While Spenta's lifestyle did not change – except to insist the children took more exercise – Yazard now pesters her for healthy food and refuses to eat Kentucky. "Yazard loves vegetables, wants the semi-skimmed milk and brown bread," Spenta tells me. "He complains about takeout, but my mother puts him straight saying: 'Your mother is not a cooking machine! Today she just cannot do it!'"

Spenta's weekly bills, about £139, are the second highest spend. Their diet, on the other hand, relies the least on fresh produce. Is this class-related? Spenta does not think so. If anything, because she is Zoroastrian, she sees herself as middle class. She knows they should not be eating takeouts as much but she is breathtakingly honest about the restrictions of her life. Her mother, Bapsy, had done all the cooking until she fell ill. Spenta found herself at 40 with no skills of her own having to fend for the whole family. Recently her own health has begun to suffer because of the physical and emotional strain. She is clear, too, about the psychological function of the food she buys: "Food is a reward. Other people go out to restaurants, or dancing, and this, I would say, is my reward. Whatever money we have got we spend on food. As long as it is tasty and hot, I am not bothered what it is."

Over on the other side of the square live Regina and Andrew, both actors, and their adopted two daughters, Megan, 11, and Lily, 12.

"When I first met Reggie," Andrew said, "she would go out and have a McDonald's and these big tubs of Coke and I couldn't believe it… this classy girl!" Reggie laughs and confirms it's true. By anybody's standards, she grew up in a privileged home. Until her father lost all his money on the stock exchange – he was a millionaire – her parents travelled by Concorde and dined in the best restaurants, often taking their children along with them. Food was appreciated in a restaurant environment, but Reggie's cooking confidence was squashed at school. Meat loafs would end up in the sink – "'Poor Regina,' my home economics teacher would say. 'She tries so hard.' I am aware that lots of our middle-class friends haven't even tried a McDonald's. I do enjoy it but I suppose I do know when to stop."

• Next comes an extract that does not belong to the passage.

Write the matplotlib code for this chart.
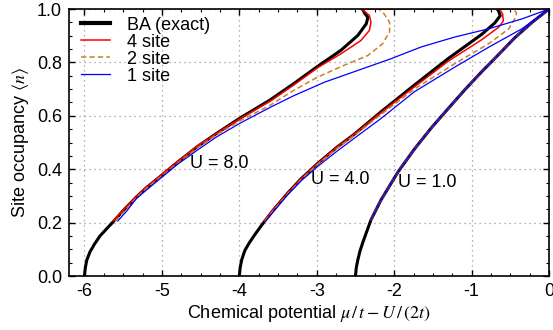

Andrew grew up as one of six with a mother who cooked everything from fresh. He is responsible for all the cooking and shopping now, spending around £100 a week, mostly in Iceland, where he is constantly looking for the best deals. He makes his own bread every Friday and likes to use fresh ingredients. More than anything, though, the family's approach to food is shaped by the two girls, Lily, 12, and Megan, 11, they adopted five years ago. Lacking any structure in their previous lives, the girls needed routine and ritual. Now, they all eat the same dish on the same day of the week, week in, week out, to ensure the children feel secure. Both had to be weaned off their former diet of chicken nuggets and chips.

Pasta now features twice a week where once there were chips. Roast chicken is served every Sunday, meatballs are given with rice. There's ratatouille in the winter on one evening, replaced by salad nicoise in the summer. There is no deviation from the ritual. It's up on the wall on the girls' Charlie and Lola week planner.

For Reggie, the girls' new diet is directly linked to their improved health: "Megan had a permanently runny nose when she arrived, permanently. That has now stopped. Their colour wasn't great either." This brings to mind a line from Rowntree's Poverty: "It is to be regretted that so many children are brought up in the Workhouse, as they can hardly fail to become affected by the pauper taint."

Food for children – young children at least – is generally uncorrupted by notions of class. They do not look at a friend's lunchbox and see that the chocolate bar and salty crisps could mean more than the food itself. They just think their friend is lucky to be given such treats. Food to a child is simple and if you're lucky, it turns into a simple – and healthy – pleasure. When I think about the four families, there is one trait which is the same in each. In every family, there was at least one child who wanted to be allowed to cook regularly. For Ralf and Jessamy, it was 10-year-old Jonah. For Nichola, it was Lenise, 11. For Spenta, her son Yazard, 11, and for Reggie and Andrew, 11-year-old Megan. In every case, the parents were willing in spirit, but all expressed the sensation of a sinking heart at the idea of a chaotic kitchen that needed to be cleared up afterwards. Can it be a coincidence that all these children are around the same age? Could it be true, as Sheila Dillon told me, that our national wellbeing ultimately lies in educating and encouraging the children, rather than berating their parents? Hold on to that thought as your child spreads flour over your kitchen floor. I know I am going to.